Referring to
https://forum.kitz.co.uk/index.php/topic,24614.msg414054.html, here’s a pretty ugly picture of the DSL blight which I named "the hollow curve phenomenon" for want of a better term. This has affected my lines many times over the last two years.
In reality I would be working on y = bitloading values of 0…15, not a curvy SNR graph.
Generality: there may well be non-zero values below x<32, unlike in the above example. In either case any values below x<32 are upstream values and are data to be ignored.
What I want to do is write some pseudo-code to start with, or C, to detect the presence of this illness by inspecting some graph and determining whether it looks like the above or looks normal, normal being with a single hump, but ignoring any sharp dips due to DSL weirdness such as a pilot tone or narrow interference. I’m hoping you all can contribute some all mathematical ideas that will make it highly robust and very fast. The finished code will be written in code for the iOS Shortcuts engine, which is painfully slow these days in iPadOS 15, so minimising the number of lines of code is the way to go.
There are various ways of detecting the double maximum (ill; hollow curve) versus single maximum (healthy) but these only work properly if you filter out the aforementioned sharp dips. I wonder if such filtering might be the way to go before anything else is done. At least after that life is simple. The other method is to try to design a single algorithm that is immune to such dips while detecting the ‘genuine’ double maxima.
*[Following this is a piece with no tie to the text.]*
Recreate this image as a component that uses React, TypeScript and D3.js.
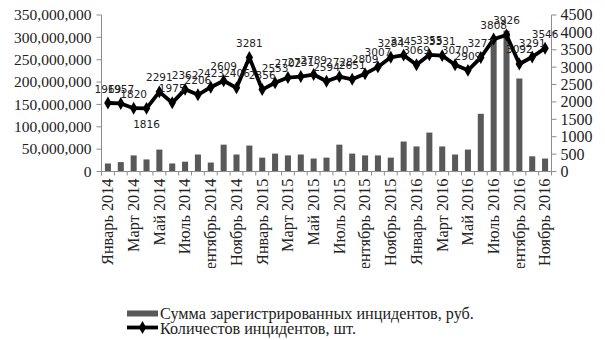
import React from 'react';
import * as d3 from 'd3';

// Months, January 2014 – November 2016
const categories: string[] = [
  'Январь 2014', 'Февраль 2014', 'Март 2014', 'Апрель 2014', 'Май 2014', 'Июнь 2014',
  'Июль 2014', 'Август 2014', 'Сентябрь 2014', 'Октябрь 2014', 'Ноябрь 2014', 'Декабрь 2014',
  'Январь 2015', 'Февраль 2015', 'Март 2015', 'Апрель 2015', 'Май 2015', 'Июнь 2015',
  'Июль 2015', 'Август 2015', 'Сентябрь 2015', 'Октябрь 2015', 'Ноябрь 2015', 'Декабрь 2015',
  'Январь 2016', 'Февраль 2016', 'Март 2016', 'Апрель 2016', 'Май 2016', 'Июнь 2016',
  'Июль 2016', 'Август 2016', 'Сентябрь 2016', 'Октябрь 2016', 'Ноябрь 2016',
];

// Sum of registered incidents, rub.
const amounts: number[] = [
  18e6, 21e6, 36e6, 27e6, 49e6, 18e6, 22e6, 38e6, 20e6, 60e6, 38e6, 58e6,
  31e6, 40e6, 36e6, 38e6, 29e6, 31e6, 60e6, 40e6, 36e6, 36e6, 31e6, 67e6,
  56e6, 87e6, 56e6, 38e6, 49e6, 129e6, 300e6, 315e6, 208e6, 34e6, 29e6,
];

// Number of incidents, pcs.
const counts: number[] = [
  1969, 1957, 1820, 1816, 2291, 1975, 2362, 2206, 2423, 2609, 2406, 3281,
  2356, 2553, 2702, 2731, 2789, 2594, 2728, 2651, 2809, 3007, 3284, 3345,
  3069, 3355, 3331, 3070, 2909, 3277, 3808, 3926, 3092, 3291, 3546,
];

const leftTicks: number[] = [0, 50e6, 100e6, 150e6, 200e6, 250e6, 300e6, 350e6];
const rightTicks: number[] = [0, 500, 1000, 1500, 2000, 2500, 3000, 3500, 4000, 4500];

// labels drawn under their marker instead of above
const labelsBelow: number[] = [3];

const legendLabels: string[] = [
  'Сумма зарегистрированных инцидентов, руб.',
  'Количестов инцидентов, шт.',
];

const W = 605;
const H = 340;
const plot = { left: 101.5, right: 551.5, top: 15, bottom: 171.5 };
const axisColor = '#8c8c8c';
const barColor = '#595959';
const serif = '"Liberation Serif", "Times New Roman", serif';
const sans = '"DejaVu Sans", Verdana, sans-serif';

export default function App() {
  const x = d3.scaleBand<string>().domain(categories).range([plot.left, plot.right]).padding(0);
  const yL = d3.scaleLinear().domain([0, 350e6]).range([plot.bottom, plot.top]);
  const yR = d3.scaleLinear().domain([0, 4500]).range([plot.bottom, plot.top]);
  const bw = x.bandwidth();
  const barW = bw * 0.47;
  const cx = (i: number) => (x(categories[i]) as number) + bw / 2;

  const line = d3
    .line<number>()
    .x((_, i) => cx(i))
    .y((d) => yR(d));
  const diamond = d3.symbol().type(d3.symbolDiamond).size(48)() as string;
  const fmtL = d3.format(',');

  return (
    <svg
      width={W}
      height={H}
      viewBox={`0 0 ${W} ${H}`}
      style={{ position: 'absolute', left: 0, top: 0, background: '#fff' }}
    >
      <defs>
        <clipPath id="xlabels-clip">
          <rect x={0} y={plot.bottom} width={W} height={268 - plot.bottom} />
        </clipPath>
      </defs>

      {/* bars */}
      {amounts.map((v, i) => (
        <rect
          key={`b${i}`}
          x={cx(i) - barW / 2}
          y={yL(v)}
          width={barW}
          height={plot.bottom - yL(v)}
          fill={barColor}
        />
      ))}

      {/* axes */}
      <line x1={plot.left} x2={plot.left} y1={plot.top} y2={plot.bottom} stroke={axisColor} />
      <line x1={plot.right} x2={plot.right} y1={plot.top} y2={plot.bottom} stroke={axisColor} />
      <line x1={plot.left} x2={plot.right} y1={plot.bottom} y2={plot.bottom} stroke={axisColor} />
      {leftTicks.map((t) => (
        <g key={`lt${t}`}>
          <line x1={plot.left - 5} x2={plot.left} y1={yL(t)} y2={yL(t)} stroke={axisColor} />
          <text
            x={plot.left - 10}
            y={yL(t)}
            dy="0.34em"
            textAnchor="end"
            fontFamily={serif}
            fontSize={15.5}
            fill="#222"
          >
            {fmtL(t)}
          </text>
        </g>
      ))}
      {rightTicks.map((t) => (
        <g key={`rt${t}`}>
          <line x1={plot.right} x2={plot.right + 5} y1={yR(t)} y2={yR(t)} stroke={axisColor} />
          <text
            x={plot.right + 9}
            y={yR(t)}
            dy="0.34em"
            textAnchor="start"
            fontFamily={serif}
            fontSize={16}
            fill="#222"
          >
            {t}
          </text>
        </g>
      ))}
      {d3.range(categories.length + 1).map((i) => {
        const xx = plot.left + i * bw;
        return (
          <line key={`xt${i}`} x1={xx} x2={xx} y1={plot.bottom} y2={plot.bottom + 4} stroke={axisColor} />
        );
      })}
      <g clipPath="url(#xlabels-clip)">
        {categories.map((c, i) =>
          i % 2 === 0 ? (
            <text
              key={`xl${i}`}
              transform={`translate(${cx(i)},${plot.bottom + 7}) rotate(-90)`}
              dy="0.33em"
              textAnchor="end"
              fontFamily={serif}
              fontSize={16.3}
              fill="#222"
            >
              {c}
            </text>
          ) : null
        )}
      </g>

      {/* incident count line */}
      <path d={line(counts) as string} fill="none" stroke="#000" strokeWidth={3.8} strokeLinejoin="round" />
      {counts.map((v, i) => (
        <path key={`m${i}`} d={diamond} transform={`translate(${cx(i)},${yR(v)})`} fill="#000" />
      ))}
      {counts.map((v, i) => {
        const below = labelsBelow.includes(i);
        return (
          <text
            key={`dl${i}`}
            x={cx(i)}
            y={yR(v) + (below ? 19.5 : -10.5)}
            textAnchor="middle"
            fontFamily={sans}
            fontSize={10.5}
            fill="#222"
          >
            {v}
          </text>
        );
      })}

      {/* legend */}
      <rect x={127} y={310.5} width={31} height={6} fill={barColor} />
      <text x={160} y={319} fontFamily={serif} fontSize={16.2} fill="#222">
        {legendLabels[0]}
      </text>
      <line x1={127} x2={158} y1={327.5} y2={327.5} stroke="#000" strokeWidth={3.8} />
      <path d={diamond} transform="translate(142.5,327.5)" fill="#000" />
      <text x={160} y={334} fontFamily={serif} fontSize={16.2} fill="#222">
        {legendLabels[1]}
      </text>
    </svg>
  );
}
The simplest (‘cheapo’) test I can think of is simply three ycooord tests, at x==40, x==60, x==85. I’m not sure that that is general enough. In the aforementioned example there’s a small sharp dip worryingly close to x = 85. Something like
hollow = y[60] < y[40] && y[60] < y[85];The mathematical ‘
heavyweight’ method I can think of would be:
- moving averaging filter to remove the sharp dips, affects the entire data though, which is a worry
- test for local maxima by calculating first derivative at x==40, 60, 85 and
- checking that first derivative goes from negative to positive in that region errm around x==60 [vague].
The problem with the latter ‘heavyweight’ method is where and how to apply the sign change test. Also the whole thing is too much code, and is overkill unless its potential robustness turns out to be needed because the first, cheap method proves too fragile.
One kind of sharp dip, which is extremely severe, is the pilot tone, which dips all the way down from y==whatever, 11, maybe, down to
y==bitloading of 2, x==unpredictable. The width is extremely narrow. This can really mess up the simple test and can score a false positive if the test is e.g. y[60] and the pilot tone is also at say x==60 even though there is otherwise only a single smooth hump overall, a single local maximum.
Comments, suggestions? Ways to ensure method 1 (‘cheapo’) can be made reliable?
The y data is presented as a list of ASCII decimal numbers separated by newlines. I also need to find a very cheap way of converting all those decimal strings into numbers in an array, as otherwise I can’t think of any way of finding line 40, 60, 85 say. I’m not sure I can afford a loop with 80 iterations or worse. I could do with some help with this problem, which despite sounding simple could be a showstopper given the limitations of the iOS Shortcuts engine.